_WORK INSTRUCTIONS:_ Reproduce exactly the lines of the material beneath, from the line that contains "Clone this chart in matplotlib." to the line that contains "plt.rcParams['font.family'] = ['Liberation", both included, and no other lines.

_RECORDED INFORMATION:_
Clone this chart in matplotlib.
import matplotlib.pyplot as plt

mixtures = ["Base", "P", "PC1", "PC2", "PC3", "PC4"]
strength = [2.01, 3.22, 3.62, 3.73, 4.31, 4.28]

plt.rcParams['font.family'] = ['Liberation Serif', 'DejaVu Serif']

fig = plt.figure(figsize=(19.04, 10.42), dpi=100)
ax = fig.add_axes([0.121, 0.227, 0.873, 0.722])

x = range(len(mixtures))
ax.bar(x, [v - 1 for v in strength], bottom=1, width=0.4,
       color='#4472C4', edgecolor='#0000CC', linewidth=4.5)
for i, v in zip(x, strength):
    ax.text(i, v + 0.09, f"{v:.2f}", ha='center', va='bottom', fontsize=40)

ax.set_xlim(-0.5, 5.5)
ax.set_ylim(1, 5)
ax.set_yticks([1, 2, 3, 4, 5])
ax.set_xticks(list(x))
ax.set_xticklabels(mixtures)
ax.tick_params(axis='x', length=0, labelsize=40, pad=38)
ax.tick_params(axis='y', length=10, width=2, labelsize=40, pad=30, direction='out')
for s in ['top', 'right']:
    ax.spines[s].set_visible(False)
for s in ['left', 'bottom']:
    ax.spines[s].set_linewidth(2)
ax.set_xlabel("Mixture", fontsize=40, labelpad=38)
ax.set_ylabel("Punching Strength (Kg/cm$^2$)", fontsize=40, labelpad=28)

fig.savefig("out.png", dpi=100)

==

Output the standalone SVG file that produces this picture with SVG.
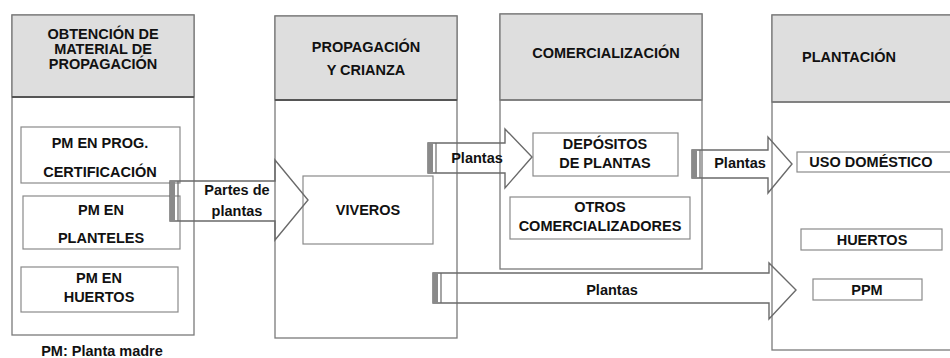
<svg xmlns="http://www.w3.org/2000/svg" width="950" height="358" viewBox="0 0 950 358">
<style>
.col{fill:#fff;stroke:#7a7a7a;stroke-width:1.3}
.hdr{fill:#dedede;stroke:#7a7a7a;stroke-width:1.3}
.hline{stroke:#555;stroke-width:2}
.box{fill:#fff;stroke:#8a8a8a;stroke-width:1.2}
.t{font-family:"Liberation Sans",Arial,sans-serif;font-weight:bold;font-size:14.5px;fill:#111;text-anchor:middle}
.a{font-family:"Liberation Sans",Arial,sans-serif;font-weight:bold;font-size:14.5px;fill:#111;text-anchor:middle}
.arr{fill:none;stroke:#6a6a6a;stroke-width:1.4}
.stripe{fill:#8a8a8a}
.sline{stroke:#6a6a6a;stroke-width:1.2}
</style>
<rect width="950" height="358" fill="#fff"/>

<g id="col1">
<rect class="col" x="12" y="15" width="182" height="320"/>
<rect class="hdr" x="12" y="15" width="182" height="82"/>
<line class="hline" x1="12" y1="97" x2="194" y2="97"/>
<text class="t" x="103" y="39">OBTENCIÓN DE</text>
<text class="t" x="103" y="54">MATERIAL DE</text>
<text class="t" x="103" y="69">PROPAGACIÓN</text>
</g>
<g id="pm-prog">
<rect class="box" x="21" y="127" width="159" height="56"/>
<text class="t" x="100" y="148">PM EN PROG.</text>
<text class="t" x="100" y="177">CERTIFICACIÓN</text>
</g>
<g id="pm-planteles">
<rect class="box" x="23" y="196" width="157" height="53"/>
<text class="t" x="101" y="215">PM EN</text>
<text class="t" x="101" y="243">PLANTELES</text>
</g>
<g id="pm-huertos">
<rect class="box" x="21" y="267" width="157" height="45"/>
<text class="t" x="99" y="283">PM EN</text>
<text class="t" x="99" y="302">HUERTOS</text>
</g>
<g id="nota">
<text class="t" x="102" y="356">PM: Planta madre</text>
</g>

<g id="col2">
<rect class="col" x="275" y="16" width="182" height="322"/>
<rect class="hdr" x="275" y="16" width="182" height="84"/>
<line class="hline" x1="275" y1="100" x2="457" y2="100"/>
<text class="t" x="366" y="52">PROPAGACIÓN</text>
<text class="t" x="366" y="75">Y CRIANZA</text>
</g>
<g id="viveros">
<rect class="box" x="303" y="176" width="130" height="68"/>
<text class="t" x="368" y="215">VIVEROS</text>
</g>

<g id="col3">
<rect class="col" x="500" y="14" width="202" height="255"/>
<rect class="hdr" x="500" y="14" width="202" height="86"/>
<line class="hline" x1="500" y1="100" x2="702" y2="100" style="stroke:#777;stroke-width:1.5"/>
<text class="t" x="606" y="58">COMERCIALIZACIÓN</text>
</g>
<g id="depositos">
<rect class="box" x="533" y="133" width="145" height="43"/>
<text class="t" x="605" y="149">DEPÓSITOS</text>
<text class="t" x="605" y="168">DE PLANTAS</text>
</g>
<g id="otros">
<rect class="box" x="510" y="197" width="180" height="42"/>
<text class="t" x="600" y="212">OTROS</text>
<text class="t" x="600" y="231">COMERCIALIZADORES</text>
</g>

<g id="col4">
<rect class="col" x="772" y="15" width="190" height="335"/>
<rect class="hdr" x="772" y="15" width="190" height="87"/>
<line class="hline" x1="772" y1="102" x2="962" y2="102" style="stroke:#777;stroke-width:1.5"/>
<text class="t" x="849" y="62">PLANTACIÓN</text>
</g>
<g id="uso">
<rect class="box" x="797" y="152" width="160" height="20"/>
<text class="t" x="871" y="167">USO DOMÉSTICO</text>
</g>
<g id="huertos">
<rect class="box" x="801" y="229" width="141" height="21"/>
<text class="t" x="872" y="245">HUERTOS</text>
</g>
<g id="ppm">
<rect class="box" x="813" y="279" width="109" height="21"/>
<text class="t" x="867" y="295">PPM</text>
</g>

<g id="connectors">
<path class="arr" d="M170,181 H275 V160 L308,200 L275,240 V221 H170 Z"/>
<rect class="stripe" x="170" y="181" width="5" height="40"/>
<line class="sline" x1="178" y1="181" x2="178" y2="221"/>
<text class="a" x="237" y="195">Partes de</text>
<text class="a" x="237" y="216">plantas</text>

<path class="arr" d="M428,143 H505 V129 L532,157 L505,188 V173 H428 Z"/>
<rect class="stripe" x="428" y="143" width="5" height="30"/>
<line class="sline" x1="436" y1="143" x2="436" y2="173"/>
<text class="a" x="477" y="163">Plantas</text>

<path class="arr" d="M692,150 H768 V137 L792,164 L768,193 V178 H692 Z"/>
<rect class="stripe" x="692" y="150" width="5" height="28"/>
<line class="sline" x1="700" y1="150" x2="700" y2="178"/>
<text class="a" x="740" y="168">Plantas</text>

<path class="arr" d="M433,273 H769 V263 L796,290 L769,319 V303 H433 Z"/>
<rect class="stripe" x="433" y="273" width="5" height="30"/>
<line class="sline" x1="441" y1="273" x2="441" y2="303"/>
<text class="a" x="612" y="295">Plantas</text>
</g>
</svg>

---

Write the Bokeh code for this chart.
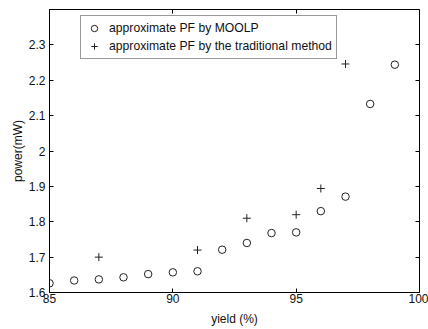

_RESULT BELOW:_
Clone this chart in matplotlib.
import matplotlib.pyplot as plt

mixtures = ["Base", "P", "PC1", "PC2", "PC3", "PC4"]
strength = [2.01, 3.22, 3.62, 3.73, 4.31, 4.28]

plt.rcParams['font.family'] = ['Liberation Serif', 'DejaVu Serif']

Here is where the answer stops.